Positive news emerged from the Confederation of British Industry after it announced that retail sales had risen by their fastest level since June 2012. The index comfortably beat the forecasted number and gave the pound a well-timed boost ahead of the final Q2 GDP reading. Sterling is now pushing back towards last week’s highs; levels not seen since the beginning of the year, leaving importers in a great position to take advantage if they have not done so already. In other news, comments made from the US suggested that the world’s largest economy is likely to reach its debt ceiling by the middle of next month. This could trigger a bout of risk aversion if negotiations by Congress to increase the ceiling fail to progress in the coming weeks.

Sterling

After last week’s abysmal retail sales reading, many will be looking to the final GDP number for clues as to the underlying strength of the economy. With very little data set for release before the weekend, a revision to the downside could see sterling come under significant pressure as the week draws to a close. Positive trade data released by the Confederation of British industry may help to support sterling if any unwanted downward revisions are made to the growth figure.

US dollar

Some high impact data is due with US unemployment claims and pending home sales set for release. The jobs and housing markets have long been a thorn in the side of the states; with both being key to long term stability.
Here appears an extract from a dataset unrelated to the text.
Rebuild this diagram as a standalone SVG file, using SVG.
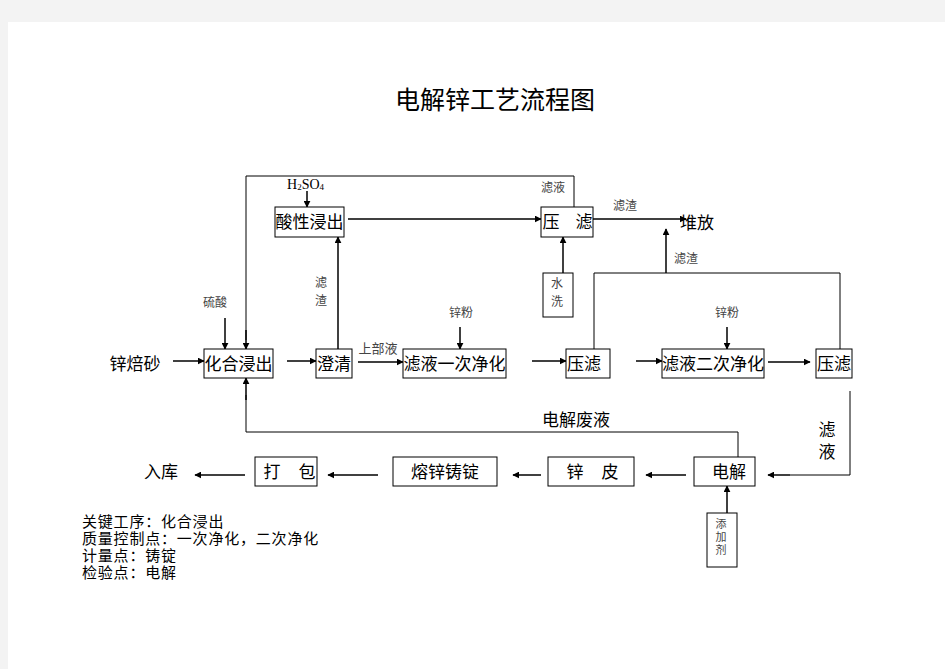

Positive readings here could spell disaster for sterling especially if UK GDP revision is one to the downside.

Euro

The single currency is likely to take a back seat with data solely focused on the UK and US. A mixed set of results from PMI readings earlier in the week has left the euro’s position against its major rivals relatively unchanged. Furthermore, there was some surprisingly positive news from Italy after consumer confidence data rebounded into positive territory for the first time in two years. This news, alongside an increase in German consumer confidence this month, will have gone down well in the single currency area and left traders in a more risk averse mood as we head into the final quarter of this year.